Bugged by Antifreeze
Winter has descended upon Alaska, and people who want to stay mechanically mobile throughout the cold season are asking the vital question: Did I check the antifreeze?
Meanwhile, uncountable numbers of Alaska's insects that intend to stay immobile for the season have adjusted their antifreeze levels without checking anything. Otherwise, they'd never regain mobility come spring. They didn't have to think about it, because generating antifreeze and adjusting its level is something certain northern insects have evolved to do.
Among the local creepy-crawlies capable of freeze-proofing themselves with homegrown chemicals is the spruce budworm. This pest is actually a kind of caterpillar, the larva of a small moth. Though not as spectacular as the damage spruce bark beetles can cause (as Alaska's forests now show), the economic and ecologic problems the cold-hardy budworms produce are bad enough to worry foresters.
It would be just, perhaps, if someone could find an economically valuable use for spruce budworms ...and yes, of course, it looks as if someone has. It's an indirect use, but even so--if you have a sensitive stomach, you may want to stop reading this now.
The potential use comes about because of the nature of insect (or at least budworm, and also mealworm---another pest) antifreeze. The insects don't use ethylene glycol such as car radiators require; instead, they use proteins. According to an article that appeared recently in the magazine Science News, the proteins lower the freezing point of water below 0 degrees centigrade (32 degrees F.) when it is chilled without changing the melting point of ice when it is heated. This neat trick is known as thermal hysterosis.
Members of Alaska's research community have long known about (and poked into the workings of) insect antifreeze, but the most recent studies are a Canadian effort. Scientists in Ontario are close to deciphering the nature of the buggy proteins. Though they haven't yet figured out exactly how the antifreeze produces thermal hysterosis, the Canadians think the proteins bind to the surface of tiny ice crystals and inhibit their growth. They speculate that the repeating arrangement of hydrophilic--that is, water-loving-amino acids within the proteins may match up nicely with the arrangement of water molecules in ice. This could, in effect, lock out additional water molecules otherwise ready to grab onto the ice crystal. However it operates, though, the process works well. The Canadian scientists found that insect antifreeze proteins could lower the freezing point by as much as five and a half degrees centigrade.

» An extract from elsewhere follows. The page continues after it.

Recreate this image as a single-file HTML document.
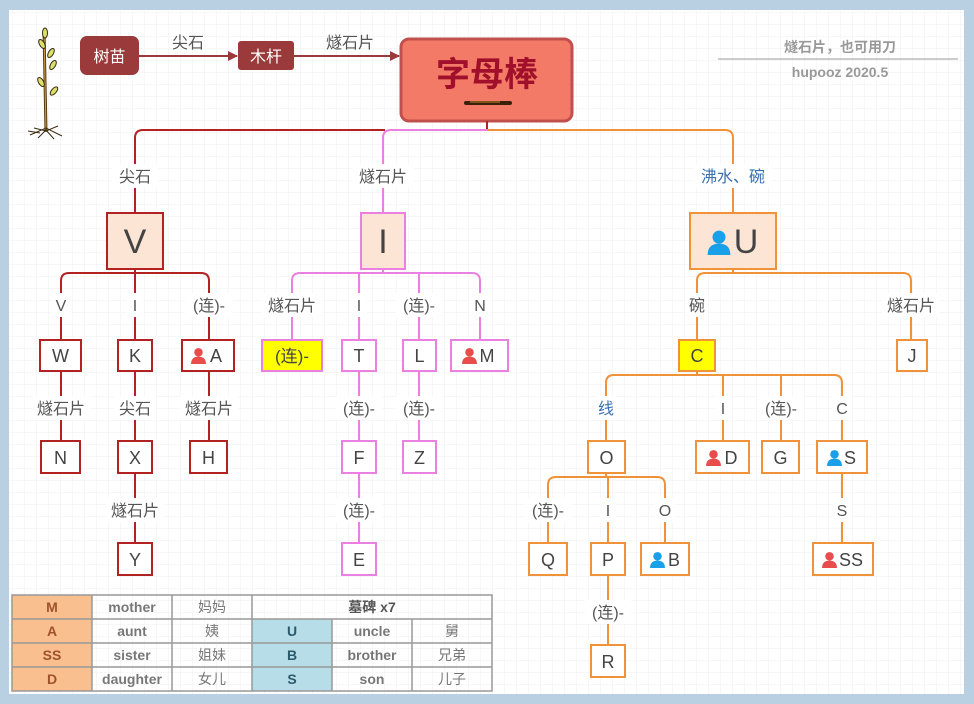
<!DOCTYPE html>
<html><head><meta charset="utf-8"><style>
html,body{margin:0;padding:0;background:#b9cfe2;}
svg{display:block;font-family:"Liberation Sans","Noto Sans CJK SC",sans-serif;}
</style></head><body>
<svg width="974" height="704" viewBox="0 0 974 704" xmlns="http://www.w3.org/2000/svg">
<defs>
<pattern id="g" width="12" height="12" patternUnits="userSpaceOnUse"><path d="M12 0H0V12" fill="none" stroke="#efefef" stroke-width="1"/></pattern>
<marker id="ar" markerWidth="10" markerHeight="10" refX="9" refY="5" orient="auto" markerUnits="userSpaceOnUse"><path d="M0 0L10 5L0 10z" fill="#9b3a3a"/></marker>
<symbol id="pr" viewBox="0 0 16 16"><circle cx="8" cy="5" r="4" fill="#e84c4c"/><path d="M1 16Q1 9 8 9Q15 9 15 16z" fill="#e84c4c"/></symbol>
<symbol id="pb" viewBox="0 0 16 16"><circle cx="8" cy="5" r="4" fill="#1aa0e8"/><path d="M1 16Q1 9 8 9Q15 9 15 16z" fill="#1aa0e8"/></symbol>
</defs>
<rect x="0" y="0" width="974" height="704" fill="#b9cfe2"/>
<rect x="9" y="10" width="955" height="684" fill="#fff"/>
<rect x="9" y="10" width="955" height="684" fill="url(#g)"/>

<!-- tree -->
<g stroke="#3a2a10" stroke-width="1">
<path d="M44 30 L46 132" stroke="#5a3a12" stroke-width="3"/>
<path d="M44 30 L46 132" stroke="#c8a040" stroke-width="1"/>
<ellipse cx="45" cy="33" rx="2.5" ry="5" fill="#d8e070"/>
<ellipse cx="42" cy="44" rx="2.5" ry="5" fill="#d8e070" transform="rotate(-30 42 44)"/>
<ellipse cx="51" cy="53" rx="2.5" ry="5" fill="#d8e070" transform="rotate(30 51 53)"/>
<ellipse cx="53" cy="65" rx="2.5" ry="5" fill="#d8e070" transform="rotate(30 53 65)"/>
<ellipse cx="41" cy="82" rx="2.5" ry="5" fill="#d8e070" transform="rotate(-30 41 82)"/>
<ellipse cx="54" cy="91" rx="2.5" ry="5" fill="#d8e070" transform="rotate(40 54 91)"/>
<path d="M30 135 L46 128 L62 136 M34 128 L46 131 L58 126 M38 138 L46 130 L54 139 M28 131 L40 133" fill="none"/>
</g>

<!-- top flow -->
<rect x="80" y="36" width="59" height="39" rx="7" fill="#9b3a3a"/>
<text x="109.5" y="62" text-anchor="middle" font-size="16" fill="#fff">树苗</text>
<line x1="139" y1="56" x2="237" y2="56" stroke="#9b3a3a" stroke-width="2" marker-end="url(#ar)"/>
<text x="188" y="48" text-anchor="middle" font-size="16" fill="#555">尖石</text>
<rect x="238" y="41" width="56" height="29" rx="3" fill="#9b3a3a"/>
<text x="266" y="62" text-anchor="middle" font-size="16" fill="#fff">木杆</text>
<line x1="294" y1="56" x2="399" y2="56" stroke="#9b3a3a" stroke-width="2" marker-end="url(#ar)"/>
<text x="350" y="48" text-anchor="middle" font-size="16" fill="#555">燧石片</text>
<rect x="401" y="39" width="171" height="82" rx="8" fill="#f47a68" stroke="#c0504d" stroke-width="3"/>
<text x="487" y="86" text-anchor="middle" font-size="34" font-weight="bold" fill="#a0102a">字母棒</text>
<path d="M466 103 L510 103" stroke="#3a2008" stroke-width="4" stroke-linecap="round"/>
<path d="M470 102 L500 102" stroke="#c88a30" stroke-width="1"/>

<!-- top right -->
<text x="840" y="52" text-anchor="middle" font-size="14" font-weight="bold" fill="#999">燧石片，也可用刀</text>
<line x1="718" y1="59" x2="958" y2="59" stroke="#999" stroke-width="1"/>
<text x="840" y="77" text-anchor="middle" font-size="14" font-weight="bold" fill="#999">hupooz 2020.5</text>

<g fill="none" stroke-width="2">
<!-- main connectors -->
<path d="M487 121V130" stroke="#b22222"/>
<path d="M385 130H143Q135 130 135 138V213" stroke="#b22222"/>
<path d="M487 130H391Q383 130 383 138V213" stroke="#ea80e0"/>
<path d="M487 130H725Q733 130 733 138V213" stroke="#f0923a"/>

<!-- V branch -->
<g stroke="#b22222">
<path d="M135 269V273M69 273H201Q209 273 209 281V340M135 273V340M69 273Q61 273 61 281V340"/>
<path d="M61 371V441M135 371V441M209 371V441M135 473V543"/>
</g>
<!-- I branch -->
<g stroke="#ea80e0">
<path d="M383 269V273M300 273H472Q480 273 480 281V340M292 281Q292 273 300 273M292 281V340M359 273V340M419 273V340"/>
<path d="M359 371V543M419 371V441"/>
</g>
<!-- U branch -->
<g stroke="#f0923a">
<path d="M733 269V273M705 273H903Q911 273 911 281V340M697 281Q697 273 705 273M697 281V340"/>
<path d="M697 371V375M614 375H834Q842 375 842 383V441M606 383Q606 375 614 375M606 383V441M723 375V441M781 375V441"/>
<path d="M606 473V477M556 477H657Q665 477 665 485V543M548 485Q548 477 556 477M548 485V543M608 477V543M608 575V645M842 473V543"/>
</g>
</g>

<!-- label backgrounds + labels -->
<g font-size="16" fill="#555" text-anchor="middle">
<g fill="#fff">
<rect x="112" y="164" width="46" height="24"/><rect x="352" y="164" width="62" height="24"/><rect x="694" y="164" width="78" height="24"/>
<rect x="51" y="293" width="20" height="24"/><rect x="127" y="293" width="16" height="24"/><rect x="185" y="293" width="48" height="24"/>
<rect x="262" y="293" width="60" height="24"/><rect x="351" y="293" width="16" height="24"/><rect x="396" y="293" width="46" height="24"/><rect x="470" y="293" width="20" height="24"/>
<rect x="686" y="293" width="22" height="24"/><rect x="882" y="293" width="58" height="24"/>
<rect x="32" y="396" width="58" height="24"/><rect x="114" y="396" width="42" height="24"/><rect x="180" y="396" width="58" height="24"/>
<rect x="336" y="396" width="46" height="24"/><rect x="396" y="396" width="46" height="24"/><rect x="106" y="498" width="58" height="24"/><rect x="336" y="498" width="46" height="24"/>
<rect x="596" y="396" width="20" height="24"/><rect x="715" y="396" width="16" height="24"/><rect x="758" y="396" width="46" height="24"/><rect x="832" y="396" width="20" height="24"/>
<rect x="525" y="498" width="46" height="24"/><rect x="600" y="498" width="16" height="24"/><rect x="655" y="498" width="20" height="24"/><rect x="832" y="498" width="20" height="24"/><rect x="585" y="600" width="46" height="24"/>
</g>
<text x="135" y="182">尖石</text><text x="383" y="182">燧石片</text><text x="733" y="182" fill="#3a6fb0">沸水、碗</text>
<text x="61" y="311">V</text><text x="135" y="311">I</text><text x="209" y="311">(连)-</text>
<text x="292" y="311">燧石片</text><text x="359" y="311">I</text><text x="419" y="311">(连)-</text><text x="480" y="311">N</text>
<text x="697" y="311">碗</text><text x="911" y="311">燧石片</text>
<text x="61" y="414">燧石片</text><text x="135" y="414">尖石</text><text x="209" y="414">燧石片</text>
<text x="359" y="414">(连)-</text><text x="419" y="414">(连)-</text>
<text x="135" y="516">燧石片</text><text x="359" y="516">(连)-</text>
<text x="606" y="414" fill="#3a6fb0">线</text><text x="723" y="414">I</text><text x="781" y="414">(连)-</text><text x="842" y="414">C</text>
<text x="548" y="516">(连)-</text><text x="608" y="516">I</text><text x="665" y="516">O</text><text x="842" y="516">S</text>
<text x="608" y="618">(连)-</text>
</g>

<!-- level-1 boxes -->
<g stroke-width="2">
<rect x="107" y="213" width="56" height="56" fill="#fde5d6" stroke="#b22222"/>
<rect x="361" y="213" width="44" height="56" fill="#fde5d6" stroke="#ea80e0"/>
<rect x="690" y="213" width="86" height="56" fill="#fde5d6" stroke="#f0923a"/>
</g>
<g font-size="34" fill="#444" text-anchor="middle">
<text x="135" y="253">V</text><text x="383" y="253">I</text><text x="746" y="253">U</text>
</g>
<use href="#pb" x="706" y="229" width="26" height="26"/>

<!-- leaf boxes -->
<g stroke-width="2" fill="#fff">
<g stroke="#b22222">
<rect x="40" y="340" width="41" height="31"/><rect x="118" y="340" width="34" height="31"/><rect x="182" y="340" width="52" height="31"/>
<rect x="41" y="441" width="39" height="32"/><rect x="118" y="441" width="34" height="32"/><rect x="190" y="441" width="37" height="32"/>
<rect x="118" y="543" width="34" height="32"/>
</g>
<g stroke="#ea80e0">
<rect x="262" y="340" width="60" height="31" fill="#ffff00"/><rect x="342" y="340" width="34" height="31"/><rect x="403" y="340" width="33" height="31"/><rect x="451" y="340" width="57" height="31"/>
<rect x="342" y="441" width="34" height="32"/><rect x="403" y="441" width="33" height="32"/><rect x="342" y="543" width="34" height="32"/>
</g>
<g stroke="#f0923a">
<rect x="679" y="340" width="36" height="31" fill="#ffff00"/><rect x="897" y="340" width="30" height="31"/>
<rect x="588" y="441" width="37" height="32"/><rect x="696" y="441" width="53" height="32"/><rect x="762" y="441" width="37" height="32"/><rect x="817" y="441" width="50" height="32"/>
<rect x="529" y="543" width="38" height="32"/><rect x="591" y="543" width="34" height="32"/><rect x="641" y="543" width="48" height="32"/><rect x="813" y="543" width="60" height="32"/>
<rect x="591" y="645" width="34" height="32"/>
</g>
</g>
<g font-size="18" fill="#444" text-anchor="middle">
<text x="60.5" y="362">W</text><text x="135" y="362">K</text><text x="216" y="362">A</text>
<text x="60.5" y="464">N</text><text x="135" y="464">X</text><text x="208.5" y="464">H</text><text x="135" y="566">Y</text>
<text x="292" y="362" font-size="17">(连)-</text><text x="359" y="362">T</text><text x="419.5" y="362">L</text><text x="487" y="362">M</text>
<text x="359" y="464">F</text><text x="419.5" y="464">Z</text><text x="359" y="566">E</text>
<text x="697" y="362">C</text><text x="912" y="362">J</text>
<text x="606.5" y="464">O</text><text x="731" y="464">D</text><text x="780.5" y="464">G</text><text x="850" y="464">S</text>
<text x="548" y="566">Q</text><text x="608" y="566">P</text><text x="674" y="566">B</text><text x="851" y="566">SS</text><text x="608" y="668">R</text>
</g>
<use href="#pr" x="190" y="347" width="17" height="17"/>
<use href="#pr" x="461" y="347" width="17" height="17"/>
<use href="#pr" x="705" y="449" width="17" height="17"/>
<use href="#pb" x="826" y="449" width="17" height="17"/>
<use href="#pb" x="649" y="551" width="17" height="17"/>
<use href="#pr" x="821" y="551" width="17" height="17"/>

<!-- table -->
<g>
<rect x="12" y="595" width="80" height="96" fill="#f9bf8f"/>
<rect x="252" y="619" width="80" height="72" fill="#b7dde8"/>
<g stroke="#999" stroke-width="1.5" fill="none">
<rect x="12" y="595" width="480" height="96"/>
<path d="M12 619H492M12 643H492M12 667H492M92 595V691M172 595V691M252 595V691M332 619V691M412 619V691"/>
</g>
<g font-size="14" font-weight="bold" text-anchor="middle" fill="#777">
<text x="52" y="612" fill="#a0522d">M</text><text x="52" y="636" fill="#a0522d">A</text><text x="52" y="660" fill="#a0522d">SS</text><text x="52" y="684" fill="#a0522d">D</text>
<text x="132" y="612">mother</text><text x="132" y="636">aunt</text><text x="132" y="660">sister</text><text x="132" y="684">daughter</text>
<g font-weight="normal"><text x="212" y="612">妈妈</text><text x="212" y="636">姨</text><text x="212" y="660">姐妹</text><text x="212" y="684">女儿</text></g>
<text x="372" y="612" fill="#555">墓碑 x7</text>
<text x="292" y="636" fill="#2a5a6a">U</text><text x="292" y="660" fill="#2a5a6a">B</text><text x="292" y="684" fill="#2a5a6a">S</text>
<text x="372" y="636">uncle</text><text x="372" y="660">brother</text><text x="372" y="684">son</text>
<g font-weight="normal"><text x="452" y="636">舅</text><text x="452" y="660">兄弟</text><text x="452" y="684">儿子</text></g>
</g>
</g>
</svg>
</body></html>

Now, unlikely as it may seem, this interesting investigation into the workings of nature in the cold regions potentially has some immediately practical applications. One such possibility now under consideration is using the antifreeze proteins to preserve organs and tissues for transplant. The great potency of the insect antifreeze means it could be used in very low concentrations for this purpose, a valuable feature when the least possible contamination is demanded.
The insect proteins have another quality that makes them appropriate for supercooling tissues for transplant. Unlike other natural antifreeze proteins, such as the one found in arctic and antarctic fishes, insect antifreeze affects the growth of ice crystals (when they finally do grow at all) so that they form smooth, hexagonal disks rather than spiky, sharp forms. Smooth disks do less damage to cells during freezing than would pointed spicules.
Another possible use--brace yourself, now--could be in processing frozen foods. One reason that foods kept a long time in a freezer lose quality is that ice recrystallizes within them. That can ruin texture and alter flavor; think, for example of the cardboard taste of elderly ice cream. And insect antifreeze inhibits that recrystallizing.
Yes, it may be coming: Ben & Jerry & Budworms' ice cream. Once buggy bits in food might cause lawsuits, but soon the right bit of bug (or at least of buggy chemistry) may be a most desirable additive.